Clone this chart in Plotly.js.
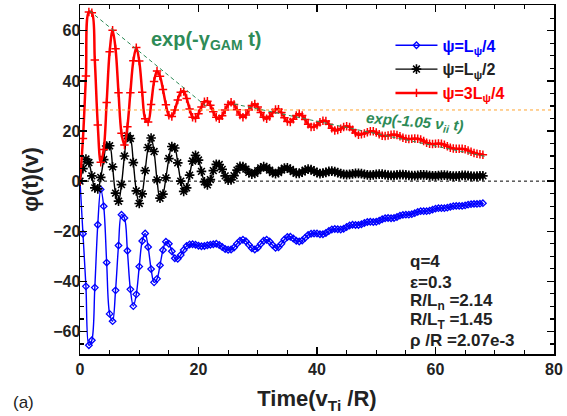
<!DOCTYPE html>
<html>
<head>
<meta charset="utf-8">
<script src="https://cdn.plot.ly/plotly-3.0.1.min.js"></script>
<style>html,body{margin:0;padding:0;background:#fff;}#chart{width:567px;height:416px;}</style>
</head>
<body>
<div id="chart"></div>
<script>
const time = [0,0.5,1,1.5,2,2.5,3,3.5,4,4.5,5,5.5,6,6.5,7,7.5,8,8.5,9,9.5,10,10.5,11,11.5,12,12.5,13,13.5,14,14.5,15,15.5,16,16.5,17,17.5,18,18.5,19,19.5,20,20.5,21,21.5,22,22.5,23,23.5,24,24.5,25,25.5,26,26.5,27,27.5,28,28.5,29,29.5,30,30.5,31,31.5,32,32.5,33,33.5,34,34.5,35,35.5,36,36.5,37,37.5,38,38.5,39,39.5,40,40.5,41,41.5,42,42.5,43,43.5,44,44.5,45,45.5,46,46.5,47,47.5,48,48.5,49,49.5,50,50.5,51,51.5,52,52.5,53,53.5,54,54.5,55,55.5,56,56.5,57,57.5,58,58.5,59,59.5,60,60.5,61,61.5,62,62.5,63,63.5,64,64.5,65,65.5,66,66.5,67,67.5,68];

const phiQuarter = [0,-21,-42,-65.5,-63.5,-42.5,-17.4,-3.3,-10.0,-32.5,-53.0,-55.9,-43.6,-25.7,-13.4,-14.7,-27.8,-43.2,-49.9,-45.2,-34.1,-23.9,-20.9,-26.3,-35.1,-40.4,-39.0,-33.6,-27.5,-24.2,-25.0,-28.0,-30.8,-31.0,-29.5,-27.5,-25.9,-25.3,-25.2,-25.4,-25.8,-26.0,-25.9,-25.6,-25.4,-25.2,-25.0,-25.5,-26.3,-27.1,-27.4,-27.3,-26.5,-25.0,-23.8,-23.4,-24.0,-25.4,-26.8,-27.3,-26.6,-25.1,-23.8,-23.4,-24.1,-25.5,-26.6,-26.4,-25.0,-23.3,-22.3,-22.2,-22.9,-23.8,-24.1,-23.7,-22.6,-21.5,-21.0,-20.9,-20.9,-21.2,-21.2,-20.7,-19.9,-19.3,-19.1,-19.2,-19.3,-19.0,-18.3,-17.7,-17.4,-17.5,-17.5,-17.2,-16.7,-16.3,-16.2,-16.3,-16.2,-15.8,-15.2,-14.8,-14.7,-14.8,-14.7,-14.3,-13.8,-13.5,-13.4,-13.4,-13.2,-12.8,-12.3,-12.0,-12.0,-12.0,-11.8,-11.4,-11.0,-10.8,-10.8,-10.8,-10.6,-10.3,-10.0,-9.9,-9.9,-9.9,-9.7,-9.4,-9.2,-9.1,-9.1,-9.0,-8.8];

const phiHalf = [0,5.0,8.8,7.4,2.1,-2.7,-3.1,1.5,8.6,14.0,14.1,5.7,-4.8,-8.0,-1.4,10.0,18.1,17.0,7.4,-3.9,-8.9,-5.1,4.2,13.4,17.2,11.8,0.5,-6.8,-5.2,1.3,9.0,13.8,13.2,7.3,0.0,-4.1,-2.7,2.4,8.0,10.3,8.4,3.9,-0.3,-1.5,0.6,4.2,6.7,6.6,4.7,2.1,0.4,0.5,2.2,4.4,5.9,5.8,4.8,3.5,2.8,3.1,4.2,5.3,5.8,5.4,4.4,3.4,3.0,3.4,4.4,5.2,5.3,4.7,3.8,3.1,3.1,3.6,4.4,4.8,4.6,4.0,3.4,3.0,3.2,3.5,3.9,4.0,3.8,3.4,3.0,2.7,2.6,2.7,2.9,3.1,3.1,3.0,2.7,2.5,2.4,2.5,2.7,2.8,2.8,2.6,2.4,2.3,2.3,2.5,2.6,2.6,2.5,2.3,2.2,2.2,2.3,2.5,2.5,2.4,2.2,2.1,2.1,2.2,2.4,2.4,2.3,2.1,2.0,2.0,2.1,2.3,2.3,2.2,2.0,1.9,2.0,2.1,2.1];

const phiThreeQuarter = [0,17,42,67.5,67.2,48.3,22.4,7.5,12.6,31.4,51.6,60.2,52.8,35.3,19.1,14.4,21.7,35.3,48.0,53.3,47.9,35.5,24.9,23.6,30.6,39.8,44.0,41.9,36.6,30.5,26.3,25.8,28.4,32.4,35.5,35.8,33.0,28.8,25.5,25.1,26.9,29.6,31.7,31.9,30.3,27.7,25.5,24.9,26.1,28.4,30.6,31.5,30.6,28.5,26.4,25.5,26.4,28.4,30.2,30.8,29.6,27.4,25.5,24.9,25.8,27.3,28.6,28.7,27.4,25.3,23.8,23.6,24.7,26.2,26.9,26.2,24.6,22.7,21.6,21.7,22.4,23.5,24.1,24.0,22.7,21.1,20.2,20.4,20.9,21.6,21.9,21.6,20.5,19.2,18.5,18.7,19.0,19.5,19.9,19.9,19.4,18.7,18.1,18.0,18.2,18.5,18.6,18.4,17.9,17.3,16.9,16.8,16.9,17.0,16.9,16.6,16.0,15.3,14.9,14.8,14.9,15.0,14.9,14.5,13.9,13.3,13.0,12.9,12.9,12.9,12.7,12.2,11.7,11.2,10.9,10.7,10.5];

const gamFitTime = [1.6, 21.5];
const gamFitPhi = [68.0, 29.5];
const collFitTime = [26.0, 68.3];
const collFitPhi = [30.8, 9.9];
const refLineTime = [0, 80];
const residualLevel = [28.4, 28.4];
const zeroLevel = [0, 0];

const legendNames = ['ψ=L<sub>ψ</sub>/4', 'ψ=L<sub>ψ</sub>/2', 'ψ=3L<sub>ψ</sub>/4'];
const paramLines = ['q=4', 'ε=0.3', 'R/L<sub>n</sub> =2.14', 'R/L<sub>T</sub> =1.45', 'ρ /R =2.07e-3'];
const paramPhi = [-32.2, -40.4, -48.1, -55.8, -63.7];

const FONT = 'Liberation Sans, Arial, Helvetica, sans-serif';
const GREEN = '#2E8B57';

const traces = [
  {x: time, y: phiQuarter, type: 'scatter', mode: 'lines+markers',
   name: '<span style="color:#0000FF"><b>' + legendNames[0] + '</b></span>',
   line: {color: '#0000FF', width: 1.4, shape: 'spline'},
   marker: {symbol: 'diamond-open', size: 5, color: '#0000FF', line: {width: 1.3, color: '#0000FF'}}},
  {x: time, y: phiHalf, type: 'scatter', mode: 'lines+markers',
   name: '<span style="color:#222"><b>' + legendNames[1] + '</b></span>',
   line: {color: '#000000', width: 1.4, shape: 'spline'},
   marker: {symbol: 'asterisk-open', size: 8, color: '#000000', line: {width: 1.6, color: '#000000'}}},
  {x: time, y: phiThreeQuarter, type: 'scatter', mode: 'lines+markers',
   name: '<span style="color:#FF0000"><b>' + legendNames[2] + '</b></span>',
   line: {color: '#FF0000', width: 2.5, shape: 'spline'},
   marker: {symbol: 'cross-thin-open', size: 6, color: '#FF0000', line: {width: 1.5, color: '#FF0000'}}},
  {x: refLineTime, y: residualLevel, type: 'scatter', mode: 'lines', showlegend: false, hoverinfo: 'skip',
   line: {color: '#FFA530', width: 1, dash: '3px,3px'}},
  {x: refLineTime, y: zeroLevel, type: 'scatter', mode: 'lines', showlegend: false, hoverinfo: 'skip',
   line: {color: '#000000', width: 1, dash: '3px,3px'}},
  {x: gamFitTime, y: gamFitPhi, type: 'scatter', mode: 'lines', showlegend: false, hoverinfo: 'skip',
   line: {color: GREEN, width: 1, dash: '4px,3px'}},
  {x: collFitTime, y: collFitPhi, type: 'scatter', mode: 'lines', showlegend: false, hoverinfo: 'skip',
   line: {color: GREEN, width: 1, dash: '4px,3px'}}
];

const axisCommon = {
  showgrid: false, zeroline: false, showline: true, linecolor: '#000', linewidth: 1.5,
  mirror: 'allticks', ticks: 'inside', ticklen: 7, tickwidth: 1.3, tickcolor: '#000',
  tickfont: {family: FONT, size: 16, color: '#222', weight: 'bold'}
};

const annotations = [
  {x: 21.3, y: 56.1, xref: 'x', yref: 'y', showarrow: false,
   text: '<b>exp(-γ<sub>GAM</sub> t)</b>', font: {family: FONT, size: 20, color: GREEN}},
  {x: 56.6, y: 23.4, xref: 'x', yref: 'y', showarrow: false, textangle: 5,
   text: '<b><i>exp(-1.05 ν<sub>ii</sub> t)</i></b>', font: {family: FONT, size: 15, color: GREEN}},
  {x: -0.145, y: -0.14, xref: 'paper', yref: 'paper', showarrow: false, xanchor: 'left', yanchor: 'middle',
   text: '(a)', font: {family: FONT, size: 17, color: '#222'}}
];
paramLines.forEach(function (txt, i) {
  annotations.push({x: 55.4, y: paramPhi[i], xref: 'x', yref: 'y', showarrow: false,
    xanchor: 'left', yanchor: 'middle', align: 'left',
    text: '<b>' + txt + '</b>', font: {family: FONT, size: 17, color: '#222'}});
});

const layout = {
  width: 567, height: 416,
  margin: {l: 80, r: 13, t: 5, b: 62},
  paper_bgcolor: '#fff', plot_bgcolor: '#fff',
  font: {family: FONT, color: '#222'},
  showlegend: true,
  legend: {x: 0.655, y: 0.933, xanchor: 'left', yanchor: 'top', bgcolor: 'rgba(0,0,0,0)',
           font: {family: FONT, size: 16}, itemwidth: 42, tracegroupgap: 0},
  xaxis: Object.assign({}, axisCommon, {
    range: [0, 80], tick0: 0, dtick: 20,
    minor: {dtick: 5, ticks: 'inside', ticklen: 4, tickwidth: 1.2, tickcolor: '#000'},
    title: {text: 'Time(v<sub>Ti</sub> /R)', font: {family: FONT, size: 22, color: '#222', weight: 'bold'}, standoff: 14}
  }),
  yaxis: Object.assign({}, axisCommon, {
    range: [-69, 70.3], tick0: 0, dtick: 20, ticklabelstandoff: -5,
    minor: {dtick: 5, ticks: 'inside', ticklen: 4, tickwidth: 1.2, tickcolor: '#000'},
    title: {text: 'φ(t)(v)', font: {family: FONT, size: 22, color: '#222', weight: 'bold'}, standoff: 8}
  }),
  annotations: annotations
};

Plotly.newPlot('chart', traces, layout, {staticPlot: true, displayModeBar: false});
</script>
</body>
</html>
※
EXERCISE DESCRIPTION: Copy out every line where the word "chart" occurs.

THE RESPONSE:
Clone this chart in Plotly.js.
<style>html,body{margin:0;padding:0;background:#fff;}#chart{width:567px;height:416px;}</style>
<div id="chart"></div>
Plotly.newPlot('chart', traces, layout, {staticPlot: true, displayModeBar: false});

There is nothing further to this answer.